Si el viento de las tentaciones se levanta, si el escollo de las tribulaciones se
interpone en tu camino, mira la estrella, invoca a María.

Si eres balanceado por las agitaciones del orgullo, de la ambición, de la murmuración, de la envidia, mira la estrella, invoca a María.

Si la cólera, la avaricia, los deseos impuros sacuden la frágil embarcación
de tu alma, levanta los ojos hacia María.

Si perturbado por el recuerdo de la enormidad de tus crímenes,
confuso ante las torpezas de tu conciencia, aterrorizado por el miedo del Juicio, comienzas a dejarte arrastrar
por el torbellino de tristeza, a despeñarte en el abismo de la desesperación, piensa en María.

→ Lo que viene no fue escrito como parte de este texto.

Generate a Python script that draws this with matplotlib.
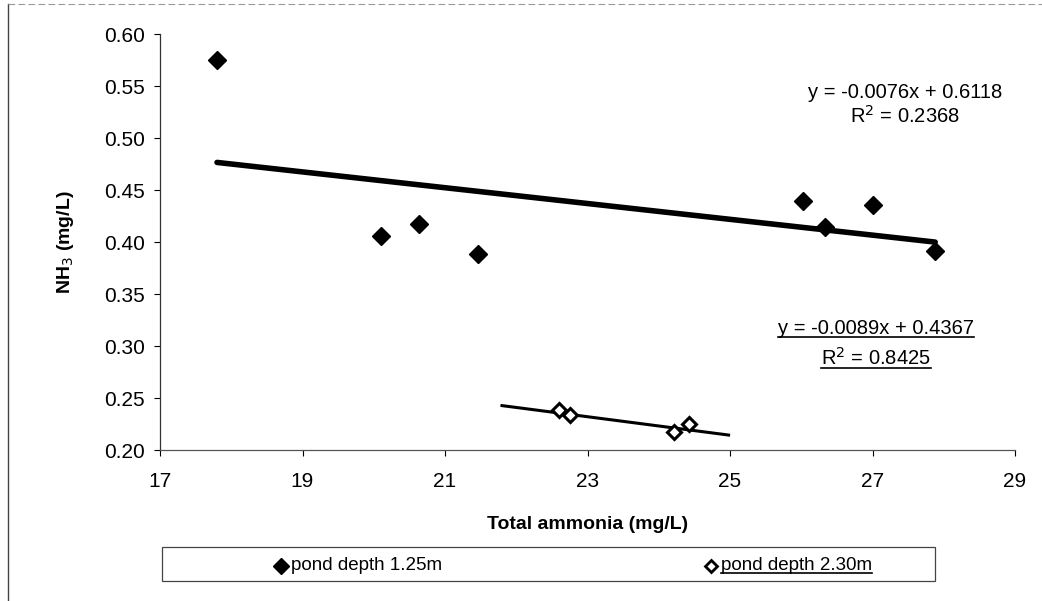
import matplotlib
matplotlib.use('Agg')
from matplotlib import pyplot as plt
from matplotlib.lines import Line2D

plt.rcParams['font.family'] = ['Liberation Sans', 'DejaVu Sans']

# pond depth 1.25m
x_shallow = [17.80, 20.10, 20.63, 21.46, 26.03, 26.34, 27.00, 27.88]
y_shallow = [0.575, 0.406, 0.417, 0.388, 0.439, 0.414, 0.436, 0.391]
fit_shallow = (-0.0076, 0.6118)
range_shallow = [17.80, 27.88]

# pond depth 2.30m
x_deep = [22.60, 22.76, 24.21, 24.42]
y_deep = [0.2385, 0.234, 0.2176, 0.225]
fit_deep = (-0.0089, 0.4367)
range_deep = [21.80, 24.98]

x_ticks = [17, 19, 21, 23, 25, 27, 29]
y_ticks = [0.20, 0.25, 0.30, 0.35, 0.40, 0.45, 0.50, 0.55, 0.60]

fig = plt.figure(figsize=(10.42, 6.01), dpi=100)
ax = fig.add_axes([160/1042, 1 - 450/601, (1015 - 160)/1042, (450 - 34)/601])

# trend lines from the equations shown on the chart
ax.plot(range_shallow, [fit_shallow[0]*x + fit_shallow[1] for x in range_shallow],
        color='black', lw=4, solid_capstyle='round', zorder=2)
ax.plot(range_deep, [fit_deep[0]*x + fit_deep[1] for x in range_deep],
        color='black', lw=2.2, zorder=2)

ax.plot(x_shallow, y_shallow, 'D', color='black', ms=9.5, zorder=3)
ax.plot(x_deep, y_deep, 'D', mfc='white', mec='black', mew=2.2, ms=7.5, zorder=3)

ax.set_xlim(17, 29)
ax.set_ylim(0.20, 0.60)
ax.set_xticks(x_ticks)
ax.set_yticks(y_ticks)
ax.set_yticklabels(['%.2f' % v for v in y_ticks])
ax.tick_params(labelsize=15, length=4, width=0.8, direction='out')
ax.tick_params(axis='x', pad=12)
ax.tick_params(axis='y', pad=7)
for s in ['top', 'right']:
    ax.spines[s].set_visible(False)
ax.spines['left'].set_color('#333333')
ax.spines['bottom'].set_color('#555555')
ax.spines['left'].set_linewidth(0.9)
ax.spines['bottom'].set_linewidth(0.9)

ax.set_xlabel('Total ammonia (mg/L)', fontsize=14, fontweight='bold', labelpad=18)
ax.set_ylabel('NH$_3$ (mg/L)', fontsize=14, fontweight='bold', labelpad=20)

# equations
fig.text(905/1042, 1 - 92/601, 'y = -0.0076x + 0.6118', fontsize=14.5,
         ha='center', va='center')
fig.text(905/1042, 1 - 116/601, 'R$^2$ = 0.2368', fontsize=14.5,
         ha='center', va='center')
t1 = fig.text(876/1042, 1 - 329/601, 'y = -0.0089x + 0.4367', fontsize=14.5,
              ha='center', va='center')
t2 = fig.text(876/1042, 1 - 358/601, 'R$^2$ = 0.8425', fontsize=14.5,
              ha='center', va='center')

# legend box
fig.patches.append(plt.Rectangle((162/1042, 1 - 581/601), (935 - 162)/1042, 34/601,
                                 transform=fig.transFigure, fill=False,
                                 edgecolor='#444444', lw=0.9))
fig.lines.append(Line2D([281/1042], [1 - 566/601], marker='D', color='black', ms=8,
                        transform=fig.transFigure))
fig.text(291/1042, 1 - 566/601, 'pond depth 1.25m', fontsize=13.5, va='center')
fig.lines.append(Line2D([711/1042], [1 - 566/601], marker='D', mfc='white', mec='black',
                        mew=2, ms=6.5, transform=fig.transFigure))
t3 = fig.text(721/1042, 1 - 566/601, 'pond depth 2.30m', fontsize=13.5, va='center')

# figure frame bits
fig.lines.append(Line2D([8/1042, 8/1042], [0, 1 - 4/601], color='#444444', lw=1,
                        transform=fig.transFigure))
fig.lines.append(Line2D([8/1042, 1], [1 - 4/601, 1 - 4/601], color='#999999', lw=0.8,
                        ls=(0, (6, 3)), transform=fig.transFigure))

# underline the second equation and legend entry like in the original
fig.canvas.draw()
r = fig.canvas.get_renderer()
inv = fig.transFigure.inverted()
for t in [t1, t2, t3]:
    bb = t.get_window_extent(r)
    (x0, y0), (x1, y1) = inv.transform([[bb.x0, bb.y0], [bb.x1, bb.y1]])
    fig.lines.append(Line2D([x0, x1], [y0 + 0.002, y0 + 0.002], color='black', lw=1.2,
                            transform=fig.transFigure))

fig.savefig('out.png', dpi=100)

Si se levantan las tempestades de tus pasiones, mira a la Estrella,
invoca a María.

Si la sensualidad de tus sentidos quiere hundir la barca de tu espíritu,
levanta los ojos de la fe, mira a la Estrella, invoca a María.

Si el recuerdo de tus muchos pecados quiere lanzarte al abismo de la desesperación, lánzale una mirada
a la Estrella del cielo y rézale a la Madre de Dios.

Siguiéndola, no te perderás en el camino. Invocándola no te desesperarás.

Y guiado por Ella llegarás al Puerto Celestial.

 Que su nombre nunca se aparte de tus labios, jamás abandone tu corazón;
y para alcanzar el socorro de su intercesión, no descuides los ejemplos de su vida.

Siguiéndola, no te extraviarás, rezándole, no desesperarás,
pensando en Ella, evitarás todo error.

Si Ella te sustenta, no caerás; si Ella te protege, nada tendrás que temer;
si Ella te conduce, no te cansarás; si Ella te es favorable, alcanzarás el fin.

Y así verificarás, por tu propia experiencia, con cuánta razón fue dicho:
“Y el nombre de la Virgen era María”.

 Ante tan bella invocación, recuerdo la recomendación del gran líder católico brasileño del siglo pasado, Plinio Corrêa de Oliveira, a un grupo de jóvenes al final de una de sus tantas conferencias: “Nunca, nunca, nunca, dejen de rezar a Nuestra Señora. En la hora del peligro, pidan a Ella ayuda. Si caen en peligro, pidan a Ella para levantarse. Recen a Ella, únanse a Ella, sean de Ella, cuanto fuere posible. Ella tendrá compasión y los levantará”. ¡Salve María!